Sending love to all of you!💝


It was past two o'clock in the night already.

Avery was sound asleep for the past six hours while I couldn't even get my eyes stay shut for more than a few seconds.

After moving into the bigger, brighter private room, she had a little something to eat before falling asleep thanks to all the meds.

She had to sleep on her back today what I knew she doesn't usually like but pulling my bed close to hers, laying my arm across her body, caressing her side tenderly, I made sure she doesn't roll over in her sleep.

Other than going for some water, answering couple of e-mails and stretching from time to time, I stayed right beside her, watching over her, remembering what she said. How she asked me to stay here with her, how she reminded me that she gave up everything for me.

And I know she did.

Oh, I remember so well when I woke up from my surgery more than two years ago; she was the first person I saw. She was supposed to be on her way to London to start her new job... She got the news of me being in the hospital and she turned right back. She took care of me and when I offered her to stay as my assistant she did so. She did and never left, although she was already half way out the door once.

I wonder that day... if I wouldn't have gotten into the hospital, would we have ever seen each other ever again? If everything what happened was for a reason? Now I would like to think that yes, it was. My accident made her stay and now I have someone I love so much who loves me back. Who cares about me and I care just as much about her.

In the past years, even though I felt lonely most of the times when I had nothing to do... which led me to always keep myself occupied, I never thought there would be any woman I would interrupt my work for, that I would just... like to do nothing with and still feel fulfilled.
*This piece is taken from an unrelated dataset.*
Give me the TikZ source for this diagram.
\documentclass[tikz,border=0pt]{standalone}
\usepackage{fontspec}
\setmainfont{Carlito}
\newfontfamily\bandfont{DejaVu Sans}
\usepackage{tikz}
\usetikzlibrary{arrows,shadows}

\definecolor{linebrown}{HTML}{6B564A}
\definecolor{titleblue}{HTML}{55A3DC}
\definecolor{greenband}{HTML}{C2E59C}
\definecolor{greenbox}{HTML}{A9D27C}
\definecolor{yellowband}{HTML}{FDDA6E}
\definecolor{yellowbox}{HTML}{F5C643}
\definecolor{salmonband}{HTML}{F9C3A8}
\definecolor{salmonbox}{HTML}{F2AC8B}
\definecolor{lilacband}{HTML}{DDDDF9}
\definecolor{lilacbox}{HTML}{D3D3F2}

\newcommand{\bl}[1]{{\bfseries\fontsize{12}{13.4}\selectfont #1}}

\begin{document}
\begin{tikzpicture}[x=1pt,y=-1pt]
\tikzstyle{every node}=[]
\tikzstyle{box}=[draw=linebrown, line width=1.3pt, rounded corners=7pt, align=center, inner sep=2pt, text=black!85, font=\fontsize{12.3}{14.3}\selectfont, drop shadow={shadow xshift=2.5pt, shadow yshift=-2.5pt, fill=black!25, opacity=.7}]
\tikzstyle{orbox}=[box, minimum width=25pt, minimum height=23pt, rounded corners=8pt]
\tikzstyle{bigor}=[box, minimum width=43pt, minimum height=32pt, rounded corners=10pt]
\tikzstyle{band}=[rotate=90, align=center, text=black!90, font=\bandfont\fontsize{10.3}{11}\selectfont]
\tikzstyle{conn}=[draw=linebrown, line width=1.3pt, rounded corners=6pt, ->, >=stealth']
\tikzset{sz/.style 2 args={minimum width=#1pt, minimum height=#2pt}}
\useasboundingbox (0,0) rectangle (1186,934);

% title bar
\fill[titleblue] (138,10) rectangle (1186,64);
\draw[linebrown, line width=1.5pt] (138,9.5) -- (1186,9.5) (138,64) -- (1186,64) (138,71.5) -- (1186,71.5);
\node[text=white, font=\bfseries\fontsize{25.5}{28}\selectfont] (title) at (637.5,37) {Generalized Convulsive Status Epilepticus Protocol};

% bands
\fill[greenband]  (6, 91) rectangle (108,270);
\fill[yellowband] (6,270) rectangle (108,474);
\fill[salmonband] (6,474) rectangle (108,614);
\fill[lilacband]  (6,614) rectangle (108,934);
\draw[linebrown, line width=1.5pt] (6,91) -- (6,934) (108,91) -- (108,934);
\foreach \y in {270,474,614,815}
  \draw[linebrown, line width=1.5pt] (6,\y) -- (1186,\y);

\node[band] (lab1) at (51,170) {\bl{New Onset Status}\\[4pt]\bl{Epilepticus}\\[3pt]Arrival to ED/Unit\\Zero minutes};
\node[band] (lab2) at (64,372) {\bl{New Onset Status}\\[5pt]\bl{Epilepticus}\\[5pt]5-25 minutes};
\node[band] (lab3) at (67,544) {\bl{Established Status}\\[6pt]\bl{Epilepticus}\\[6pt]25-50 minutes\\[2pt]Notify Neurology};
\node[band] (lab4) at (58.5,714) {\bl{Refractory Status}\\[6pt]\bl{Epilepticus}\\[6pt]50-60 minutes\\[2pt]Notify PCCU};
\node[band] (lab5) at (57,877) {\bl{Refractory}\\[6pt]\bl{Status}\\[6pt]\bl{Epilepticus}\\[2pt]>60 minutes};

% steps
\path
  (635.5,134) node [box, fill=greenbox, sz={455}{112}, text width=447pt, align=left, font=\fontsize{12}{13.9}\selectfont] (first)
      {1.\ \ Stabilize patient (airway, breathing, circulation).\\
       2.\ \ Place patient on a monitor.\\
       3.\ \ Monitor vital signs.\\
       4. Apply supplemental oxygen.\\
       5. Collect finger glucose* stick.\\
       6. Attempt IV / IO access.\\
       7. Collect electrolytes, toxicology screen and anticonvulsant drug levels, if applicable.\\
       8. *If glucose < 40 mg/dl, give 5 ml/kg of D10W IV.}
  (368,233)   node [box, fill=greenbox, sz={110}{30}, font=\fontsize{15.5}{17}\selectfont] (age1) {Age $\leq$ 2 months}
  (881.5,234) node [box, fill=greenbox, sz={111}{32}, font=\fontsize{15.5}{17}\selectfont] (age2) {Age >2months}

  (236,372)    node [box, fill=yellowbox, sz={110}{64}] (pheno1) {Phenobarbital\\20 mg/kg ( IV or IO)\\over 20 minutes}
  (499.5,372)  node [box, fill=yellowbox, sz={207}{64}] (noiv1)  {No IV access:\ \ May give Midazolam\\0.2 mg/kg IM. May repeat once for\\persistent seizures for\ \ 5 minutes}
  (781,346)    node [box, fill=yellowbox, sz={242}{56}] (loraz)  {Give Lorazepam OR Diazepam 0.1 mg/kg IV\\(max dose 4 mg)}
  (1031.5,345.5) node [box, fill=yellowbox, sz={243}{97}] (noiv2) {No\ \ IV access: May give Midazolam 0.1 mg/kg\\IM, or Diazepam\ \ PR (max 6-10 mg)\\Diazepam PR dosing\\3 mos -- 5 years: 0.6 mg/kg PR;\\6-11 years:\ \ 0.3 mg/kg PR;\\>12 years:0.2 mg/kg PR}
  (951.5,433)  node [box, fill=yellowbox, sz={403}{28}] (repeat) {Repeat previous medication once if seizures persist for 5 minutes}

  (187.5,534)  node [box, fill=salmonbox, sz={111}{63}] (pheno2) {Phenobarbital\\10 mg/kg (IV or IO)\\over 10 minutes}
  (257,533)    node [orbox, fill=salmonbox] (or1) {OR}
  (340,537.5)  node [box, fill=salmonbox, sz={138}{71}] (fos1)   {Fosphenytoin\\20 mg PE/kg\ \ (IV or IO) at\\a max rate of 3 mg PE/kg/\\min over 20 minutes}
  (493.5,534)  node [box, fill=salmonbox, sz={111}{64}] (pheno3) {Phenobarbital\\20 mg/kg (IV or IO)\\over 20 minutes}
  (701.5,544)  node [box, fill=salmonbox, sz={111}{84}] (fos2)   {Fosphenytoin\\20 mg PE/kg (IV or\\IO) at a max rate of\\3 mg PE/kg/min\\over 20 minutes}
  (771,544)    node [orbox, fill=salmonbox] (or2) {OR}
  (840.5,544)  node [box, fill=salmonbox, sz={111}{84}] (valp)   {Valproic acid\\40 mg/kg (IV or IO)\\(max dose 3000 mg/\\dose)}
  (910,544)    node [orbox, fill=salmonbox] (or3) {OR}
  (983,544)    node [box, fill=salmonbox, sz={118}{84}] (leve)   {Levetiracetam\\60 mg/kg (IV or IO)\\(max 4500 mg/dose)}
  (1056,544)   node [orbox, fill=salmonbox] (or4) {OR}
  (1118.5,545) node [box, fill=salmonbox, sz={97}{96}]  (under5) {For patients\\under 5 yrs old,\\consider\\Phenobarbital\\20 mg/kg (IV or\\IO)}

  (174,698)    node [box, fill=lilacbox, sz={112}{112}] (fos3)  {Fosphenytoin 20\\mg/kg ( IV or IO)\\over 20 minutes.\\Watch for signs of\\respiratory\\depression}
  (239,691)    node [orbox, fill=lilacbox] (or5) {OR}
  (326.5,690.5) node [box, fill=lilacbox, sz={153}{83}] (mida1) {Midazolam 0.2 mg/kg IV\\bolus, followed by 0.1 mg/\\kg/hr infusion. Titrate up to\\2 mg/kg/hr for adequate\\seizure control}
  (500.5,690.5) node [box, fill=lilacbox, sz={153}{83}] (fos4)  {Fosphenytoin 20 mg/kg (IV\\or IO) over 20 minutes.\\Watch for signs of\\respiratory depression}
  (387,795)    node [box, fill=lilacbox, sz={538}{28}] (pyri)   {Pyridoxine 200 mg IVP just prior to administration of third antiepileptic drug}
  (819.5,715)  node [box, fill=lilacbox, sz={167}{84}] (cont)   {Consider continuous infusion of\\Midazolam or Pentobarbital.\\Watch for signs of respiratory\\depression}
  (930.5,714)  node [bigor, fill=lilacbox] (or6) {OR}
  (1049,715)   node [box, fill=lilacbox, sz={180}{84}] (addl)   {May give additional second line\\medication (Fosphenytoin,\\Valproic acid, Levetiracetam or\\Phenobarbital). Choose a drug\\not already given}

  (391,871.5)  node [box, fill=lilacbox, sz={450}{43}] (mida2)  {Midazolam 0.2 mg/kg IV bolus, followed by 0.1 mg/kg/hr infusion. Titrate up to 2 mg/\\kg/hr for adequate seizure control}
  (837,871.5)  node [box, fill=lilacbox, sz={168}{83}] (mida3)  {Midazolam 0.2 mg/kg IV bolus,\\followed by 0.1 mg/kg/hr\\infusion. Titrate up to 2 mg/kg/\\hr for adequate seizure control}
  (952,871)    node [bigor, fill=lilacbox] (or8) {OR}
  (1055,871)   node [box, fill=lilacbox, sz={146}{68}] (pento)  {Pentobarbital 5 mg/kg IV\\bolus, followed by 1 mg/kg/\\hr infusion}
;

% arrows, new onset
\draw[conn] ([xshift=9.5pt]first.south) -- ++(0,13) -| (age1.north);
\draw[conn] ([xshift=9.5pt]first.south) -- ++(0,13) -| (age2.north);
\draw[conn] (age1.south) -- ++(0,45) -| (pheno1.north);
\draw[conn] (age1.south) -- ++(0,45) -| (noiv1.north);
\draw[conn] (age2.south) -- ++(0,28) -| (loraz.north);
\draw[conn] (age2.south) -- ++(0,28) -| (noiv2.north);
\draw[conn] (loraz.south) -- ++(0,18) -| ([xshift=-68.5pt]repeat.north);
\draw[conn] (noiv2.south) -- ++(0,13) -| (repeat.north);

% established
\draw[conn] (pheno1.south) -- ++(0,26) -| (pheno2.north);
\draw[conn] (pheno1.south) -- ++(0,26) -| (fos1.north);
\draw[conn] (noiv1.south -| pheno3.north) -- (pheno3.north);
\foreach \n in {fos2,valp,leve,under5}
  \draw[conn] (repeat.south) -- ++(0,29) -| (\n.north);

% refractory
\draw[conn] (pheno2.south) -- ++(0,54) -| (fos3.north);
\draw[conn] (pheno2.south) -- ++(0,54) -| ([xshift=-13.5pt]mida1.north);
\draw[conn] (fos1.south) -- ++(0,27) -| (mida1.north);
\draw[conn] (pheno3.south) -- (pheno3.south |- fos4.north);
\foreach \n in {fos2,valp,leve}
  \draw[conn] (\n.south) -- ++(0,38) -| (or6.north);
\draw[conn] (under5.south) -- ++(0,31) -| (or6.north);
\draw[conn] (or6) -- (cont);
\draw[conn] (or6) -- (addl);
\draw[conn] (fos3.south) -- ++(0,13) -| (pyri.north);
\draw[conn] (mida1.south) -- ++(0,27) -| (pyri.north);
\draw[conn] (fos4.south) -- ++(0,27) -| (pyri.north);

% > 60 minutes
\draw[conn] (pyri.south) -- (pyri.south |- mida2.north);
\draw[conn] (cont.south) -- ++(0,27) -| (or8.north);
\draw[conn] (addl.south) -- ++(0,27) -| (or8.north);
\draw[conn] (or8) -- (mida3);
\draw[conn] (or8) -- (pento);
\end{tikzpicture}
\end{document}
That there would be any woman I would love so much to do things for that I would have never done before. That I would care deeply for. Who I would look at and say yes, I would do anything for you.
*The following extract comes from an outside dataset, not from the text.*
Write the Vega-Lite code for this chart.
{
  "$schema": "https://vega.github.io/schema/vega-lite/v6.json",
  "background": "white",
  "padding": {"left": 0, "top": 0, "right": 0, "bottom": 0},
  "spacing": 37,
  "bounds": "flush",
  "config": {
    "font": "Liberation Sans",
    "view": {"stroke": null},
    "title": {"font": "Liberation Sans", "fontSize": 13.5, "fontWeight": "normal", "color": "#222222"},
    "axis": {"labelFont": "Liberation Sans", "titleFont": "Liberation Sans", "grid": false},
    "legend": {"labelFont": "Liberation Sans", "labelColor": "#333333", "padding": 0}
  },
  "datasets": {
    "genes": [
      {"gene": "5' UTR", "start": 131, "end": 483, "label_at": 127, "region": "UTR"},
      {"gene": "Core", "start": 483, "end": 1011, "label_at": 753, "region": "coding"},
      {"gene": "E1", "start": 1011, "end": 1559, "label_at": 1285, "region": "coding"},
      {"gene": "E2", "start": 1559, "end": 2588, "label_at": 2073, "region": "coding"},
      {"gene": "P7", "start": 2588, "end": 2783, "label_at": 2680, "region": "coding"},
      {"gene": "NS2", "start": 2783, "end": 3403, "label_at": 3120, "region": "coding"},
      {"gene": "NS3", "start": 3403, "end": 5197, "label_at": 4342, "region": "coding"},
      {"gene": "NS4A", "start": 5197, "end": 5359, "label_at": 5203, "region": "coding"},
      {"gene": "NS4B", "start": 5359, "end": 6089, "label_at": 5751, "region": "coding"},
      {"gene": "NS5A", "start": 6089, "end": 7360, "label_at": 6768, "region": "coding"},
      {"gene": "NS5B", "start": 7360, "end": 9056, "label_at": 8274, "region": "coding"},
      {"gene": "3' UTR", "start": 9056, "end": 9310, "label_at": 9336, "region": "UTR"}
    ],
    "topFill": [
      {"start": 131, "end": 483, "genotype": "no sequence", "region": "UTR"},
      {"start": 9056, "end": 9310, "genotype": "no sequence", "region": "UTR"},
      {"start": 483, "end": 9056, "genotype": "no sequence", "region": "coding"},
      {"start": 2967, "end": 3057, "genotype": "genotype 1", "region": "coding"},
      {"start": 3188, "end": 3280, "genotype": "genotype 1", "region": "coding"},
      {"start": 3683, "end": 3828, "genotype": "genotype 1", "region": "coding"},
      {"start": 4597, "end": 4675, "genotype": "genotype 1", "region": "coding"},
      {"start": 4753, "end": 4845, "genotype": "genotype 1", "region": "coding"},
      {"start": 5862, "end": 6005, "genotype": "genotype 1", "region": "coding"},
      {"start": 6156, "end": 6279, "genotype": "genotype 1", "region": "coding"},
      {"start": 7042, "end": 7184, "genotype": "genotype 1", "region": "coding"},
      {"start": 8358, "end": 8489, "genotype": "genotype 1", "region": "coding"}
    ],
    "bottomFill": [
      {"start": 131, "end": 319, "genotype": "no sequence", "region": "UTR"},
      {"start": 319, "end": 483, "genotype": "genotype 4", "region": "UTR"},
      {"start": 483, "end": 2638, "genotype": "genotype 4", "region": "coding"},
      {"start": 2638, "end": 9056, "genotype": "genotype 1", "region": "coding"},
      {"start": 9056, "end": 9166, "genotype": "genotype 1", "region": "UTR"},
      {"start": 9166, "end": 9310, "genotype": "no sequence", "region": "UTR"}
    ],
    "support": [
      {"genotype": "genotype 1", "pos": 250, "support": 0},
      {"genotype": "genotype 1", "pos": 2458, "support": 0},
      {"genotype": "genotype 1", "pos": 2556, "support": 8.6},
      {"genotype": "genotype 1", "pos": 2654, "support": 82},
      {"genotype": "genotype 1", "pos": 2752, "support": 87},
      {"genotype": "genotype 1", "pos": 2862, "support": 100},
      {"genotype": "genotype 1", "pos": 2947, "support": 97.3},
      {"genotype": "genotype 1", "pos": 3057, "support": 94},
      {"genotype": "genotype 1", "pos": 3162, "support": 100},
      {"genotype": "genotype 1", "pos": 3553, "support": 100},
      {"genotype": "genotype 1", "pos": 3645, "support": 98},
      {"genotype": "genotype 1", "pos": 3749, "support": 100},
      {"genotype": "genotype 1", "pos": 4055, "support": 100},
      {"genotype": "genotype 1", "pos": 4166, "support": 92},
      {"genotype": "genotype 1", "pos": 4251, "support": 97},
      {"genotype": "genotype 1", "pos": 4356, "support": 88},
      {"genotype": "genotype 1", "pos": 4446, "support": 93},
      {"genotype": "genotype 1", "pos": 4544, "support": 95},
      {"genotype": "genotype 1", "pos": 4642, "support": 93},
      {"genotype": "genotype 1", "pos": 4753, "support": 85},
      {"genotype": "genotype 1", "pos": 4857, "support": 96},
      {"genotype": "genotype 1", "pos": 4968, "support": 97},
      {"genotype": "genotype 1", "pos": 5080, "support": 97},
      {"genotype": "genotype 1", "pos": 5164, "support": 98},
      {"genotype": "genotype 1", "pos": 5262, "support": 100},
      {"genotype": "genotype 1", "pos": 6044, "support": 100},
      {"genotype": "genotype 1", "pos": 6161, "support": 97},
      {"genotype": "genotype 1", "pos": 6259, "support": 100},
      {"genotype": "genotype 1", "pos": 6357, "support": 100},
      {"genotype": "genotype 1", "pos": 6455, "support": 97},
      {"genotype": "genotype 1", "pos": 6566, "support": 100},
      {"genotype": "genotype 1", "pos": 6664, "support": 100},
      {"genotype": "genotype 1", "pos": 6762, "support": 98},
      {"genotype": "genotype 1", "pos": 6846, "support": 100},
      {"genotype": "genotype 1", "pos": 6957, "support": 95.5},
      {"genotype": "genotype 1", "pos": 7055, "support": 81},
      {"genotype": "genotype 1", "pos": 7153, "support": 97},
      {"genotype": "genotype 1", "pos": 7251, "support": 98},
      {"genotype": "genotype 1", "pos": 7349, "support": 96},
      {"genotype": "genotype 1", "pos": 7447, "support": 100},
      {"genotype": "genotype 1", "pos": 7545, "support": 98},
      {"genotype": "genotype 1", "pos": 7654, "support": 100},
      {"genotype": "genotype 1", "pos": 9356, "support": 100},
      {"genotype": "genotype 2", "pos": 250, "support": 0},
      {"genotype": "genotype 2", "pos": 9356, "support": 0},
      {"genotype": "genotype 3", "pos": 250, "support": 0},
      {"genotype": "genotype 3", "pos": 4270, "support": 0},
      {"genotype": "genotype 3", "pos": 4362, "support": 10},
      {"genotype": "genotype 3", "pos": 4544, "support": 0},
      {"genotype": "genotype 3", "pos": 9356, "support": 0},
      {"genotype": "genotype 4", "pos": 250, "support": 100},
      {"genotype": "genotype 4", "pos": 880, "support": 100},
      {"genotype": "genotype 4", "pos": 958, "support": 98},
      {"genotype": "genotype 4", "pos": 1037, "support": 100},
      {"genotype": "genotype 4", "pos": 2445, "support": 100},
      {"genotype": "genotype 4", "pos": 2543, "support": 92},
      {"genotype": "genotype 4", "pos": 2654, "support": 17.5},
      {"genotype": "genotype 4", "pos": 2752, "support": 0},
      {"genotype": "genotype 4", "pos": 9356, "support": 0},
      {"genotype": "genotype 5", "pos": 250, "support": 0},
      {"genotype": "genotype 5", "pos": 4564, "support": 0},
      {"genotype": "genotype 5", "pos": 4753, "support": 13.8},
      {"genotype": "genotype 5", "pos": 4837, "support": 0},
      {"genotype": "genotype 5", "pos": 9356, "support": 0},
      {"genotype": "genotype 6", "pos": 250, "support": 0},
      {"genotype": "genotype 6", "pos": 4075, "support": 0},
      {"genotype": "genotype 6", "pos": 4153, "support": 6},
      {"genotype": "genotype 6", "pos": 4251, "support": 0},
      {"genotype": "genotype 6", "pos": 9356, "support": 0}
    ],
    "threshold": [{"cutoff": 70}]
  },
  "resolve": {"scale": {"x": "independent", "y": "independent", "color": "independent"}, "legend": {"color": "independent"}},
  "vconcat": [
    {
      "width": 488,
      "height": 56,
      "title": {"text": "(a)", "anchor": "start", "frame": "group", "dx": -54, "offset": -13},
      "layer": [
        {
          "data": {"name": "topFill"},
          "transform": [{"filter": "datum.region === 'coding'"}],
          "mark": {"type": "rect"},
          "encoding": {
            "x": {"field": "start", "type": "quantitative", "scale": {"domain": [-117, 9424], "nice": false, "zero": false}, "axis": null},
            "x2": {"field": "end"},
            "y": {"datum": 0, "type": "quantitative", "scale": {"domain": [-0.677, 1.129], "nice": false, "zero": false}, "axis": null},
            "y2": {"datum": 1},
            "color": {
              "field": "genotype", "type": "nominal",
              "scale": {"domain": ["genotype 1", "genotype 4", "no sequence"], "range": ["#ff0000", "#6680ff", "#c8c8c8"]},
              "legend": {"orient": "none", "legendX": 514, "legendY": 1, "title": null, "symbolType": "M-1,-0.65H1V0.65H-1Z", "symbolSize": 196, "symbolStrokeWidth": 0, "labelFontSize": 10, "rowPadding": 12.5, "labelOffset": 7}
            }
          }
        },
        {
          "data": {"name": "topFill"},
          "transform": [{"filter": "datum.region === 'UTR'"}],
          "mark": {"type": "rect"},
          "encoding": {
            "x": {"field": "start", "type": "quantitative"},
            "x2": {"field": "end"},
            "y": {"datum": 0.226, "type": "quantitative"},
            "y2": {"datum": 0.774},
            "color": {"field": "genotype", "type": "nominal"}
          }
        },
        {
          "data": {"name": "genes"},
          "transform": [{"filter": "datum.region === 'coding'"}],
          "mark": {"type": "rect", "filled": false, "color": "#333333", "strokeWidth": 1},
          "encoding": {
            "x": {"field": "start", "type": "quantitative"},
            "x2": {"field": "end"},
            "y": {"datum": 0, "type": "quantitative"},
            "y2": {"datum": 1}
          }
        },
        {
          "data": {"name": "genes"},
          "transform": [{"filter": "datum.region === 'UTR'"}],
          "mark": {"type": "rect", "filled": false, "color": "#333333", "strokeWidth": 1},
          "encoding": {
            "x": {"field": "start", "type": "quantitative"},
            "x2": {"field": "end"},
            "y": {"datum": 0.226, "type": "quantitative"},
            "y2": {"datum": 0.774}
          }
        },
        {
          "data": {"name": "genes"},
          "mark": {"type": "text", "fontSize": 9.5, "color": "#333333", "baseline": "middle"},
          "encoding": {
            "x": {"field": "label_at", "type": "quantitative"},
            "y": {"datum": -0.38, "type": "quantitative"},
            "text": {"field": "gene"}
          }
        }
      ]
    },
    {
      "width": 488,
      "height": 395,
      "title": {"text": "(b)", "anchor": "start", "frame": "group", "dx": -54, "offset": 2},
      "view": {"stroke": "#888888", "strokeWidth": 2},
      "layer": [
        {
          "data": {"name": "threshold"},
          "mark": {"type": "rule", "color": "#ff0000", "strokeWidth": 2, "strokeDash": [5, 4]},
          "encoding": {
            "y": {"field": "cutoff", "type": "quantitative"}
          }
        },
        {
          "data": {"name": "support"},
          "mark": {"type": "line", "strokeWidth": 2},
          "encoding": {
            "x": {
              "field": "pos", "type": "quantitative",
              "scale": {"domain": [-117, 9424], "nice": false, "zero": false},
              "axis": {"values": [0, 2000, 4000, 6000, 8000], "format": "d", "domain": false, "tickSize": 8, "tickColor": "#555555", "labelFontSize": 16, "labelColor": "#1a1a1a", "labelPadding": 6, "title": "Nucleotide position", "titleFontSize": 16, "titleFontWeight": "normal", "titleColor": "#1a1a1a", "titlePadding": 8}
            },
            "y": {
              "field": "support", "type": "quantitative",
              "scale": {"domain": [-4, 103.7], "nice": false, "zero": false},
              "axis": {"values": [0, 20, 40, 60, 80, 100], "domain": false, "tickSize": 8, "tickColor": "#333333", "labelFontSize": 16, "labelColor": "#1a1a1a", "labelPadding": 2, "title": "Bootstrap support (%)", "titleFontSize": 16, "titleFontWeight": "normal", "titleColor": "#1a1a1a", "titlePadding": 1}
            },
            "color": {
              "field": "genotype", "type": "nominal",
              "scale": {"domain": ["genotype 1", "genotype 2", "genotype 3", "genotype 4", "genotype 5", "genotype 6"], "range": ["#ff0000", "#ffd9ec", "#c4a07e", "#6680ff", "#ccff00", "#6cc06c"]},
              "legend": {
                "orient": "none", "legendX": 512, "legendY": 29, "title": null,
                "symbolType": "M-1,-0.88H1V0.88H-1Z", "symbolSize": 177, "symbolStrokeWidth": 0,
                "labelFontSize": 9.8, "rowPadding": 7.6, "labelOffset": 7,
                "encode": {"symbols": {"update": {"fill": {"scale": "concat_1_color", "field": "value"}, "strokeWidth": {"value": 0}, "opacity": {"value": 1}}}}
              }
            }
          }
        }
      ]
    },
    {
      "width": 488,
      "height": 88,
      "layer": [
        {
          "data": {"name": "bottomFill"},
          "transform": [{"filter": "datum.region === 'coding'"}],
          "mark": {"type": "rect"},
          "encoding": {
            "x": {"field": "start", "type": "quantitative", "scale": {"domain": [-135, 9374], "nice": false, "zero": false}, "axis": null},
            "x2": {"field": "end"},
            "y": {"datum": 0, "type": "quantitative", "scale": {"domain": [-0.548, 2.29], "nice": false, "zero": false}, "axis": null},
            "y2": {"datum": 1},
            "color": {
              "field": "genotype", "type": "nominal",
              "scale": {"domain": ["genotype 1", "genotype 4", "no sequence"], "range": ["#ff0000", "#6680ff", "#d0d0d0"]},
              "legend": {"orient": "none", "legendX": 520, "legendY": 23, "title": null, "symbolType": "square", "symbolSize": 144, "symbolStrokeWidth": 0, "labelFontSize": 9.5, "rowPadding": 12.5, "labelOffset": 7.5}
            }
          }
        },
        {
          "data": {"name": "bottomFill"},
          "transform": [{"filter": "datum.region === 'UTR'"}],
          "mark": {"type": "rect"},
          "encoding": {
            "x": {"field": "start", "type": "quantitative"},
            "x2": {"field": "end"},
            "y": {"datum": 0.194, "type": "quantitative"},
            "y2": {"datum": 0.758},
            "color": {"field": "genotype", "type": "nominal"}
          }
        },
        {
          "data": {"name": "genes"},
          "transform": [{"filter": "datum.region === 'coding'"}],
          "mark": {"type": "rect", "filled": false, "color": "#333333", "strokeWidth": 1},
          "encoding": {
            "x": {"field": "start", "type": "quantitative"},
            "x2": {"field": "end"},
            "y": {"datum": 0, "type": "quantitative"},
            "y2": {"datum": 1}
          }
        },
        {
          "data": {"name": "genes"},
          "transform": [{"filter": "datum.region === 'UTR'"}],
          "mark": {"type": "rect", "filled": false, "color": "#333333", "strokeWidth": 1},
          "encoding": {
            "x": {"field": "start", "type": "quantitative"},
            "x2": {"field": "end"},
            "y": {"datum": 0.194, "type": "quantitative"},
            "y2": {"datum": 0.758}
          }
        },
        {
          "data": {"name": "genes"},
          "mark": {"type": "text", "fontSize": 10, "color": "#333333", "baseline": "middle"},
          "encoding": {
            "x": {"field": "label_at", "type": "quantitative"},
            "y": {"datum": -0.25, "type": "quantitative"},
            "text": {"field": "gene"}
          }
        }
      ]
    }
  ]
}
Avery was like this towards me. She sacrificed everything for me, she cared for me, she listened to me, she went out of her way for me, but I thought it is only her personality. And while some might be her personality traits, most of it was because of her feelings towards me. And now... I am doing the same for her.

I would do anything for her; it's like an instinct.

An instinct that I slowly had to get used to. Had to accept that I might have to put my work on hold for her and that is okay. Just like years ago I had to accept that I can't hide everything from her. That I can't be THE star in front of her.

Slowly my walls crumbled down and I didn't even put up a fight. It felt so good letting her in.

She especially deserves it since she is and has always been putting me first.

Even now she might have asked once if I can come but she never asked again. She wouldn't. But I knew I had to be here.

And when I saw her... how she hugged me tight, how she let out her tears, I knew I made the right decision.

She was always so alone in this country and I know she is strong, but I also knew she finally is opening up to me, she is letting to be comforted, she is showing her utterly vulnerable side to me which I have never seen before. Finally the walls around her are cracking as well.